After doing free training for some of those businesses, the team decided to follow the lead of other open-source organizations by productizing and commercializing a series of tools that would make it easier for a wider range of companies to use Kafka.

“If you want to make something real, you can’t do that entirely through open source,” Kreps told me. “You need to make something that companies can use in an out-of-the-box way.”

Apache Kafka will remain open source, but Confluent is hoping to build products that will help organizations quickly get up and running with its tools.

“There’s a set of companies that prefer to do everything in-house, and then there are companies that are willing to pay for software,” Kreps said.

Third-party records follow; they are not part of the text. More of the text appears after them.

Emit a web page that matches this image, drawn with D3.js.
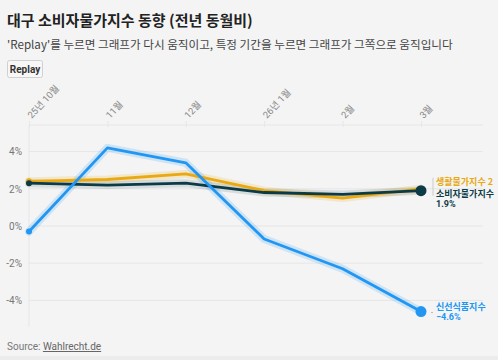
<!DOCTYPE html>
<html><head><meta charset="utf-8">
<script src="https://cdn.jsdelivr.net/npm/d3@7"></script>
<style>
html,body{margin:0;padding:0;background:#f4f4f4;}
body{width:498px;height:360px;overflow:hidden;font-family:"Noto Sans CJK KR","Noto Sans",sans-serif;}
</style></head><body>
<svg id="c" width="498" height="360"></svg>
<script>
const months = ["25년 10월","11월","12월","26년 1월","2월","3월"];
const consumer = [2.3, 2.2, 2.3, 1.8, 1.7, 1.9];
const living = [2.4, 2.5, 2.8, 1.9, 1.5, 2.0];
const fresh = [-0.3, 4.2, 3.4, -0.7, -2.3, -4.6];
const yTicks = [4, 2, 0, -2, -4];
const yTickLabels = ["4%","2%","0%","-2%","-4%"];

const svg = d3.select("#c");
const W=498,H=360;
svg.append("rect").attr("width",W).attr("height",H).attr("fill","#f4f4f4");
svg.append("rect").attr("y",356).attr("width",W).attr("height",4).attr("fill","#ececec");

svg.append("text").attr("x",7).attr("y",26).attr("font-size",15).attr("font-weight",700)
  .attr("fill","#222").text("대구 소비자물가지수 동향 (전년 동월비)");
svg.append("text").attr("x",7).attr("y",49).attr("font-size",11.6).attr("fill","#444")
  .text("'Replay'를 누르면 그래프가 다시 움직이고, 특정 기간을 누르면 그래프가 그쪽으로 움직입니다");
const btn = svg.append("g");
btn.append("rect").attr("x",7.5).attr("y",60.5).attr("width",35).attr("height",17).attr("rx",2)
  .attr("fill","#f7f7f7").attr("stroke","#d0d0d0");
btn.append("text").attr("x",25).attr("y",73).attr("text-anchor","middle").attr("font-size",10)
  .attr("font-weight",700).attr("fill","#333").attr("font-family","Roboto, sans-serif").text("Replay");

const x = d3.scalePoint().domain(months).range([29,421]);
const y = d3.scaleLinear().domain([-5.43,5.43]).range([327,125]);

const g = svg.append("g");
g.selectAll("line.grid").data([5.43].concat(yTicks)).enter().append("line")
  .attr("x1",29).attr("x2",483).attr("y1",d=>y(d)).attr("y2",d=>y(d))
  .attr("stroke","#e6e6e6").attr("stroke-width",1);
g.append("line").attr("x1",29).attr("x2",29).attr("y1",125).attr("y2",327).attr("stroke","#e6e6e6");

const yAxis = d3.axisLeft(y).tickValues(yTicks).tickFormat((d,i)=>yTickLabels[i]).tickSize(0).tickPadding(7);
const ya = svg.append("g").attr("transform","translate(29,0)").call(yAxis);
ya.select(".domain").remove();
ya.selectAll("text").attr("font-size",10).attr("fill","#777").attr("font-family","Roboto, sans-serif");

const xAxis = d3.axisTop(x).tickSize(0).tickPadding(0);
const xa = svg.append("g").attr("transform","translate(0,117)").call(xAxis);
xa.select(".domain").remove();
xa.selectAll(".tick line").remove();
xa.selectAll("text").attr("font-size",9.5).attr("fill","#888").attr("text-anchor","start")
  .attr("transform","rotate(-47)").attr("dx",0).attr("dy",3).attr("font-family","Roboto, 'Noto Sans CJK KR', sans-serif");
xa.selectAll(".tick").append("line").attr("y1",4).attr("y2",10).attr("stroke","#e6e6e6");

const line = d3.line().x((d,i)=>x(months[i])).y(d=>y(d));
const series = [
  {v:living,c:"#e8a912",halo:"rgba(232,169,18,0.18)"},
  {v:consumer,c:"#0c3b47",halo:"rgba(12,59,71,0.12)"},
  {v:fresh,c:"#2196f3",halo:"rgba(33,150,243,0.18)"}
];
series.forEach(s=>{
  g.append("path").datum(s.v).attr("d",line).attr("fill","none").attr("stroke",s.halo)
    .attr("stroke-width",8).attr("stroke-linejoin","round").attr("stroke-linecap","round");
});
series.forEach(s=>{
  g.append("path").datum(s.v).attr("d",line).attr("fill","none").attr("stroke",s.c)
    .attr("stroke-width",2.8).attr("stroke-linejoin","round");
  g.append("circle").attr("cx",x(months[0])).attr("cy",y(s.v[0])).attr("r",3).attr("fill",s.c);
});
g.append("circle").attr("cx",x(months[5])).attr("cy",y(consumer[5])).attr("r",5.5).attr("fill","#0c3b47");
g.append("circle").attr("cx",x(months[5])).attr("cy",y(fresh[5])).attr("r",5.5).attr("fill","#2196f3");

const lx = 436, fs = 9;
g.append("line").attr("x1",433).attr("x2",433).attr("y1",y(living[5])-11).attr("y2",y(consumer[5])+5).attr("stroke","#ccc");
g.append("text").attr("x",lx).attr("y",y(living[5])-4).attr("font-size",fs).attr("font-weight",700)
  .attr("fill","#e8a912").text("생활물가지수 2");
g.append("text").attr("x",lx).attr("y",y(consumer[5])+6.5).attr("font-size",fs).attr("font-weight",700)
  .attr("fill","#0c3b47").text("소비자물가지수");
g.append("text").attr("x",lx).attr("y",y(consumer[5])+16).attr("font-size",fs).attr("font-weight",700)
  .attr("fill","#0c3b47").attr("font-family","Roboto, sans-serif").text(d3.format(".1f")(consumer[5])+"%");
g.append("line").attr("x1",431).attr("x2",433).attr("y1",y(fresh[5])+1).attr("y2",y(fresh[5])+1).attr("stroke","#bbb");
g.append("text").attr("x",lx).attr("y",y(fresh[5])-1.5).attr("font-size",fs).attr("font-weight",700)
  .attr("fill","#2196f3").text("신선식품지수");
g.append("text").attr("x",lx).attr("y",y(fresh[5])+8.5).attr("font-size",fs).attr("font-weight",700)
  .attr("fill","#2196f3").attr("font-family","Roboto, sans-serif").text(d3.format(".1f")(fresh[5])+"%");

const src = svg.append("text").attr("x",7).attr("y",350).attr("font-size",10).attr("fill","#777")
  .attr("font-family","Roboto, sans-serif");
src.append("tspan").text("Source: ");
src.append("tspan").attr("text-decoration","underline").attr("fill","#666").text("Wahlrecht.de");
</script></body></html>
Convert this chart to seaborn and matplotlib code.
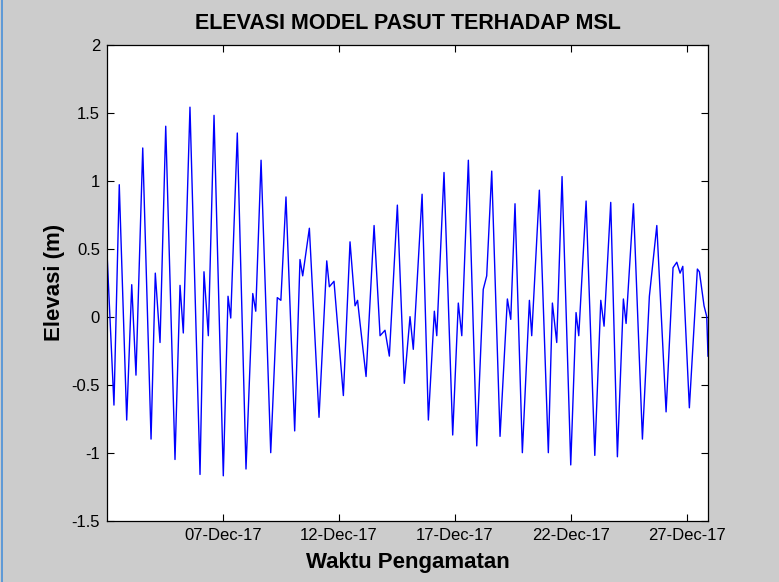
# Elevasi model pasut terhadap MSL (Desember 2017)
import pandas as pd
import matplotlib
matplotlib.use('Agg')
import matplotlib.pyplot as plt
import matplotlib.dates as mdates
from matplotlib.lines import Line2D
import seaborn as sns

# data: titik puncak/lembah (jam sejak 02-Dec-2017 00:00, elevasi m)
jam = [0.0, 7.2, 12.7, 20.4, 25.6, 30.0, 37.0, 45.6, 50.0, 54.9,
       60.8, 70.4, 75.6, 79.0, 85.9, 96.3, 100.4, 104.9, 110.8, 120.4,
       125.3, 128.1, 134.9, 143.9, 150.9, 154.0, 159.5, 169.5, 176.3, 180.0,
       185.3, 194.3, 199.8, 202.6, 209.5, 219.5, 227.5, 230.2, 235.0, 244.7,
       251.6, 256.8, 259.4, 262.0, 268.2, 276.5, 282.7, 287.8, 292.3, 300.6,
       307.8, 313.7, 317.1, 326.2, 332.7, 338.9, 341.4, 348.9, 357.9, 363.7,
       367.3, 374.1, 382.8, 389.5, 393.1, 398.3, 406.9, 414.5, 418.0, 422.4,
       430.0, 437.3, 439.7, 447.6, 456.9, 461.1, 465.6, 471.1, 480.1, 485.6,
       488.4, 496.0, 505.0, 511.2, 514.6, 521.5, 528.4, 534.6, 537.4, 545.0,
       554.3, 561.5, 569.2, 578.8, 586.0, 589.9, 593.3, 596.1, 602.9, 611.2,
       613.3, 618.1, 620.9, 622.2]
elevasi = [0.47, -0.65, 0.97, -0.76, 0.235, -0.43, 1.24, -0.90, 0.32, -0.19,
           1.40, -1.05, 0.23, -0.12, 1.54, -1.16, 0.33, -0.14, 1.48, -1.17,
           0.15, -0.01, 1.35, -1.12, 0.17, 0.04, 1.15, -1.00, 0.14, 0.12,
           0.88, -0.84, 0.42, 0.30, 0.65, -0.74, 0.41, 0.22, 0.26, -0.58,
           0.55, 0.08, 0.12, -0.05, -0.44, 0.67, -0.14, -0.10, -0.29, 0.82,
           -0.49, 0.00, -0.24, 0.90, -0.76, 0.04, -0.14, 1.06, -0.87, 0.10,
           -0.14, 1.15, -0.95, 0.20, 0.30, 1.07, -0.88, 0.13, -0.02, 0.83,
           -1.00, 0.12, -0.14, 0.93, -1.00, 0.10, -0.19, 1.03, -1.09, 0.03,
           -0.14, 0.85, -1.02, 0.12, -0.07, 0.84, -1.03, 0.13, -0.05, 0.83,
           -0.90, 0.15, 0.67, -0.70, 0.36, 0.40, 0.32, 0.37, -0.67, 0.35,
           0.33, 0.08, 0.00, -0.29]

mulai = pd.Timestamp('2017-12-02 00:00')
tick_tanggal = ['2017-12-07', '2017-12-12', '2017-12-17', '2017-12-22', '2017-12-27']
y_ticks = [-1.5, -1, -0.5, 0, 0.5, 1, 1.5, 2]
y_labels = ['-1.5', '-1', '-0.5', '0', '0.5', '1', '1.5', '2']

df = pd.DataFrame({'waktu': mulai + pd.to_timedelta(jam, unit='h'),
                   'elevasi': elevasi})

plt.rcParams['font.family'] = ['Liberation Sans', 'DejaVu Sans']
plt.rcParams['xtick.direction'] = 'in'
plt.rcParams['ytick.direction'] = 'in'
plt.rcParams['xtick.top'] = True
plt.rcParams['ytick.right'] = True

fig = plt.figure(figsize=(7.79, 5.82), dpi=100, facecolor='#cccccc')
ax = fig.add_axes([107 / 779, 1 - 520.7 / 582, 601 / 779, 476.1 / 582])
ax.set_facecolor('white')

sns.lineplot(data=df, x='waktu', y='elevasi', ax=ax, color='#0000ff',
             linewidth=1.0, estimator=None)

ax.set_xlim(df['waktu'].min(), df['waktu'].max())
ax.set_ylim(-1.5, 2)
ax.set_xticks(pd.to_datetime(tick_tanggal))
ax.xaxis.set_major_formatter(mdates.DateFormatter('%d-%b-%y'))
ax.set_yticks(y_ticks)
ax.set_yticklabels(y_labels)
ax.tick_params(axis='both', length=5, width=0.8, labelsize=12, colors='black', pad=5)
for s in ax.spines.values():
    s.set_color('black')
    s.set_linewidth(0.9)

ax.set_title('ELEVASI MODEL PASUT TERHADAP MSL', fontsize=15.5, fontweight='bold', pad=11)
ax.set_xlabel('Waktu Pengamatan', fontsize=16, fontweight='bold', labelpad=7)
ax.set_ylabel('Elevasi (m)', fontsize=16, fontweight='bold', labelpad=5)

# garis tepi jendela di kiri
fig.add_artist(Line2D([0.002, 0.002], [0, 1], color='#4a90d9', linewidth=1.2))

fig.savefig('out.png', dpi=100, facecolor=fig.get_facecolor())
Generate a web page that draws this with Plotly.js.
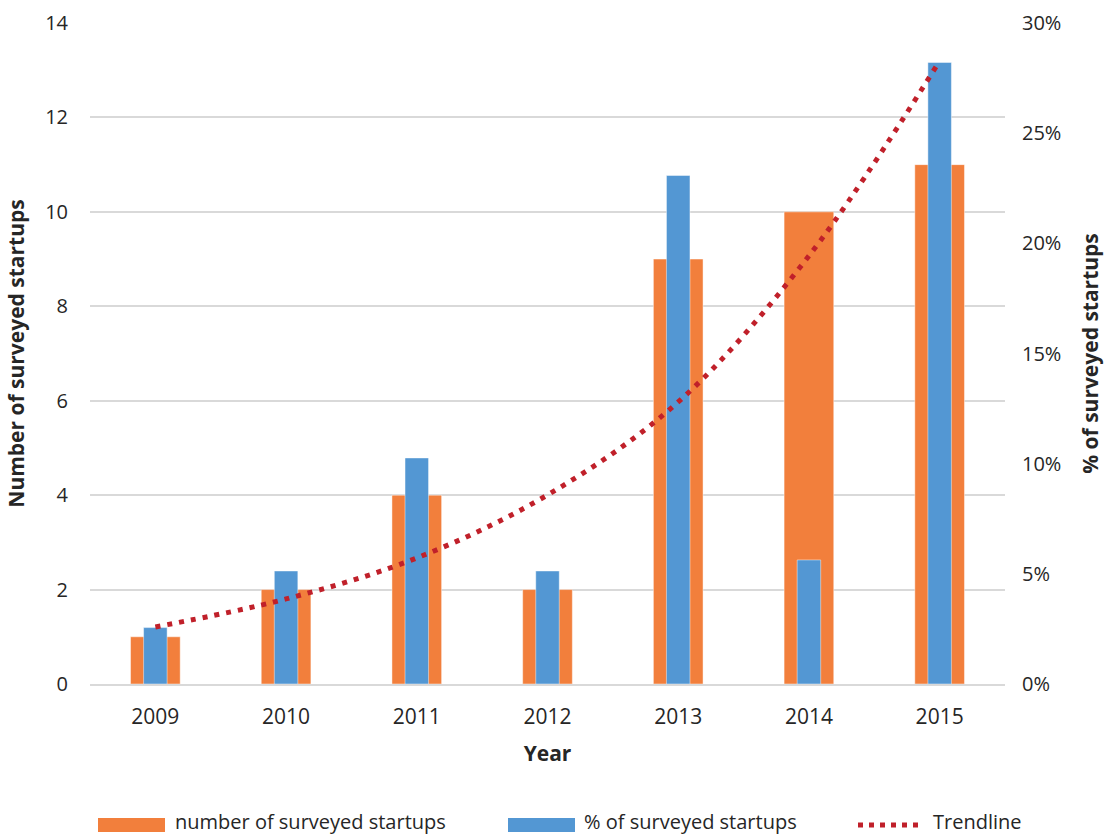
<!DOCTYPE html>
<html>
<head>
<meta charset="utf-8">
<script src="https://cdn.plot.ly/plotly-3.0.1.min.js"></script>
<style>html,body{margin:0;padding:0;background:#fff;}#chart{width:1108px;height:836px;}</style>
</head>
<body>
<div id="chart"></div>
<script>
// ---- data ----
const years = ["2009", "2010", "2011", "2012", "2013", "2014", "2015"];
const startupCounts = [1, 2, 4, 2, 9, 10, 11];
const startupShares = [2.56, 5.13, 10.26, 5.13, 23.08, 5.63, 28.21];   // percent
const trendShares = [2.59, 3.86, 5.72, 8.58, 12.8, 19.43, 28.28];      // percent
const leftTicks = [0, 2, 4, 6, 8, 10, 12, 14];
const rightTicks = [0, 5, 10, 15, 20, 25, 30];
const rightTickLabels = ["0%", "5%", "10%", "15%", "20%", "25%", "30%"];
const seriesNames = ["number of surveyed startups", "% of surveyed startups", "Trendline"];

// ---- styling ----
const ORANGE = "#F27F3C";
const BLUE = "#5397D3";
const RED = "#C0202A";
const GRID = "#D9D9D9";
const TXT = "#262626";
const FONT = "'Open Sans', 'Noto Sans', sans-serif";

const W = 1108, H = 836;
const M = {l: 90, r: 103, t: 23, b: 152};
const PW = W - M.l - M.r, PH = H - M.t - M.b;
const px = x => (x - M.l) / PW;
const py = y => (H - M.b - y) / PH;

const traces = [
  {
    type: "bar", x: years, y: startupCounts, name: seriesNames[0],
    width: 0.38, marker: {color: ORANGE, line: {color: "rgba(255,255,255,0.45)", width: 1}},
    xaxis: "x", yaxis: "y", showlegend: false, hoverinfo: "x+y"
  },
  {
    type: "bar", x: years, y: startupShares, name: seriesNames[1],
    width: 0.18, marker: {color: BLUE, line: {color: "rgba(255,255,255,0.45)", width: 1}},
    xaxis: "x", yaxis: "y2", showlegend: false, hoverinfo: "x+y"
  },
  {
    type: "scatter", mode: "lines", x: years, y: trendShares, name: seriesNames[2],
    line: {color: RED, width: 5, dash: "5px,7px", shape: "spline", smoothing: 1},
    xaxis: "x", yaxis: "y2", showlegend: false, hoverinfo: "skip"
  }
];

const legendY = 824;
const shapes = [
  {type: "rect", xref: "paper", yref: "paper", x0: px(98), x1: px(165), y0: py(832), y1: py(818),
   fillcolor: ORANGE, line: {width: 0}},
  {type: "rect", xref: "paper", yref: "paper", x0: px(508), x1: px(575), y0: py(832), y1: py(818),
   fillcolor: BLUE, line: {width: 0}},
  {type: "line", xref: "paper", yref: "paper", x0: px(858), x1: px(922), y0: py(legendY + 1), y1: py(legendY + 1),
   line: {color: RED, width: 5, dash: "5px,6px"}}
];
const annotations = [
  {text: seriesNames[0], x: px(173), xanchor: "left"},
  {text: seriesNames[1], x: px(582), xanchor: "left"},
  {text: seriesNames[2], x: px(931), xanchor: "left"}
].map(a => Object.assign(a, {xref: "paper", yref: "paper", y: py(legendY - 3), yanchor: "middle",
  showarrow: false, font: {family: FONT, size: 20, color: TXT}}));

const layout = {
  width: W, height: H,
  margin: M,
  paper_bgcolor: "#fff", plot_bgcolor: "#fff",
  barmode: "overlay",
  showlegend: false,
  font: {family: FONT, color: TXT},
  xaxis: {
    type: "category", range: [-0.5, 6.5],
    showgrid: false, zeroline: false,
    showline: true, linecolor: GRID, linewidth: 2,
    ticks: "", tickfont: {family: FONT, size: 21, color: TXT},
    ticklabelstandoff: 13,
    title: {text: "Year", font: {family: FONT, size: 21, color: TXT, weight: "bold"}, standoff: 17}
  },
  yaxis: {
    range: [0, 14], tickvals: leftTicks,
    showgrid: true, gridcolor: GRID, gridwidth: 2,
    zeroline: false, showline: false, ticks: "",
    tickfont: {family: FONT, size: 20, color: TXT},
    ticklabelstandoff: 21,
    title: {text: "Number of surveyed startups", font: {family: FONT, size: 21, color: TXT, weight: "bold"}, standoff: 14}
  },
  yaxis2: {
    overlaying: "y", side: "right",
    range: [0, 30], tickvals: rightTicks, ticktext: rightTickLabels,
    showgrid: false, zeroline: false, showline: false, ticks: "",
    tickfont: {family: FONT, size: 20, color: TXT},
    ticklabelstandoff: 16,
    title: {text: "% of surveyed startups", font: {family: FONT, size: 21, color: TXT, weight: "bold"}, standoff: 22}
  },
  shapes: shapes,
  annotations: annotations
};

Plotly.newPlot("chart", traces, layout, {staticPlot: true, displayModeBar: false});
</script>
</body>
</html>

Obviously Confluent hopes to cater to that latter set, while continuing to improve the capabilities of what they built in Kafka. It’s a huge problem and a huge market, and one that the founders are intimately acquainted with. All of that is why Vishria wanted Confluent to be his first investment, despite being brand new to venture capital.

“When you first become a VC everyone tells you, ‘Go slow, and don’t make any investments right away,'” Vishria said. But he was impressed by the founding team and the product, as well as the momentum around use of Apache Kafka. That was enough for him to decide to make the investment, just a few days after meeting them.

With $6.9 million in backing, Confluent is well-capitalized to go after the market. More importantly, though, Vishria believes the team has the domain expertise to help solve the big data problem for organizations.

“So often you see founding teams that aren’t meant to do the mission of the company,” Vishria said. “But these guys came in and they built and their whole careers around solving this problem.”